▸ Task input:

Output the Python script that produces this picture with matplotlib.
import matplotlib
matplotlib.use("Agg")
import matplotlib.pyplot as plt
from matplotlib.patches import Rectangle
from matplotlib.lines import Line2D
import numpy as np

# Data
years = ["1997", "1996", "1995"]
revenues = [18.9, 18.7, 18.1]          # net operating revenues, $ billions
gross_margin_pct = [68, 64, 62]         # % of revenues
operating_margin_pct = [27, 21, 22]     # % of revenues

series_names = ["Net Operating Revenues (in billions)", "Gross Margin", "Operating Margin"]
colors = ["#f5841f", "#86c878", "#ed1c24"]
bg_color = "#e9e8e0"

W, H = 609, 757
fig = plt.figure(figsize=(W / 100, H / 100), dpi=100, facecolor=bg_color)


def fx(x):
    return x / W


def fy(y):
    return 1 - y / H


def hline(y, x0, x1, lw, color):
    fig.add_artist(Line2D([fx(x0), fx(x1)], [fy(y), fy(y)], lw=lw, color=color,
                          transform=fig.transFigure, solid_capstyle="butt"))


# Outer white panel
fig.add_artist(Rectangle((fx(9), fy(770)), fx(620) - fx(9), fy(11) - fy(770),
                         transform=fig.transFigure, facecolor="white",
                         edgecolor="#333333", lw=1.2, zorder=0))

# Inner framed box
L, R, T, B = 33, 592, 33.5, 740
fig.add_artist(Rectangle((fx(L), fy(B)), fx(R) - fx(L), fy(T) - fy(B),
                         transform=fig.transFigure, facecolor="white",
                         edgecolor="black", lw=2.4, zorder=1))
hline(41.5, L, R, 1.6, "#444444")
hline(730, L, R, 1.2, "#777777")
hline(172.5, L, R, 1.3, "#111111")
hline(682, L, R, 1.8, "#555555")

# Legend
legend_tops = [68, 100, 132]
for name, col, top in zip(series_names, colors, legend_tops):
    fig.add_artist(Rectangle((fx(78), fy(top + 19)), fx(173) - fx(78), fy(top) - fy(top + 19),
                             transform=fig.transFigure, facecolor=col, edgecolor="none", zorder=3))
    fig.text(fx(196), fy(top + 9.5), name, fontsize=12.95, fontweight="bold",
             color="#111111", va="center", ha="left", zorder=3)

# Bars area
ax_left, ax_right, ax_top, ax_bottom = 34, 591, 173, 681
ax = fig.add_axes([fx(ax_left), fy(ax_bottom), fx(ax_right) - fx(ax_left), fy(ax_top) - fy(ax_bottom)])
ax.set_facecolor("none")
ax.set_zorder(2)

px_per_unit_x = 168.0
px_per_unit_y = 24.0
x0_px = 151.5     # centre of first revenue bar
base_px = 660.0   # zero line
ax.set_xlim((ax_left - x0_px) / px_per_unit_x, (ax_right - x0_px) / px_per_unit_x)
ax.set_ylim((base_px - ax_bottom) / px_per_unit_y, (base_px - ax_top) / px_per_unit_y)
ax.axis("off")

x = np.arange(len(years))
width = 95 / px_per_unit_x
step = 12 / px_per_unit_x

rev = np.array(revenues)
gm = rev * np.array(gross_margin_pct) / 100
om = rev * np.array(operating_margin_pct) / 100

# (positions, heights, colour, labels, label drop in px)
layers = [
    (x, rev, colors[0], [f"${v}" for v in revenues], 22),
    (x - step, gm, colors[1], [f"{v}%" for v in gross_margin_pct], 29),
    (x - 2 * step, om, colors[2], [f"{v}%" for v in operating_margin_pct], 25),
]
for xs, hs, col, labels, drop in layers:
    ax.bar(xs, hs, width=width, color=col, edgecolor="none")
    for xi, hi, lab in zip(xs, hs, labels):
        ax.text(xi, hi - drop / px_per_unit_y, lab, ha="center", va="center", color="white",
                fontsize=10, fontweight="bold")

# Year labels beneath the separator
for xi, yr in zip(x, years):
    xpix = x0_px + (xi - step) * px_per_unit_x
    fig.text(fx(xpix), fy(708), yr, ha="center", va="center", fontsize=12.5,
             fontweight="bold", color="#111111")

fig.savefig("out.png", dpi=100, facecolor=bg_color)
* * *
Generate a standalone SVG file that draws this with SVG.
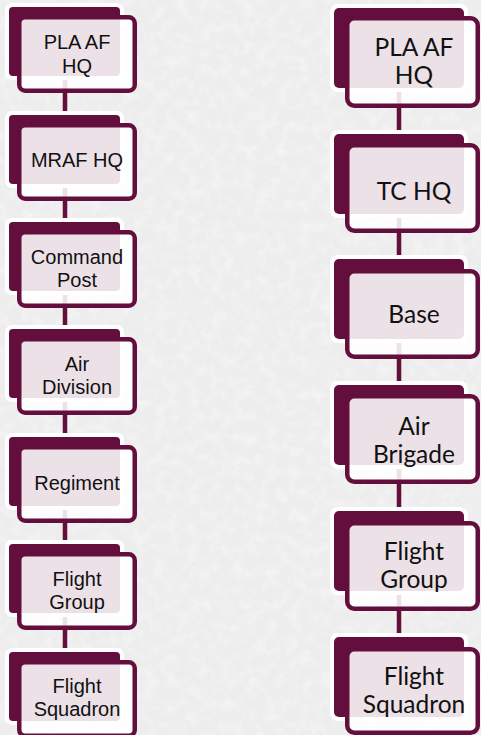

▸ Task directions: Transcribe word for word the lines from the one holding "Output the Python" through the one holding "operating_margin_pct = [27, 21, 22]". Include both, and add nothing.

▸ Reply:
Output the Python script that produces this picture with matplotlib.
import matplotlib
matplotlib.use("Agg")
import matplotlib.pyplot as plt
from matplotlib.patches import Rectangle
from matplotlib.lines import Line2D
import numpy as np

# Data
years = ["1997", "1996", "1995"]
revenues = [18.9, 18.7, 18.1]          # net operating revenues, $ billions
gross_margin_pct = [68, 64, 62]         # % of revenues
operating_margin_pct = [27, 21, 22]     # % of revenues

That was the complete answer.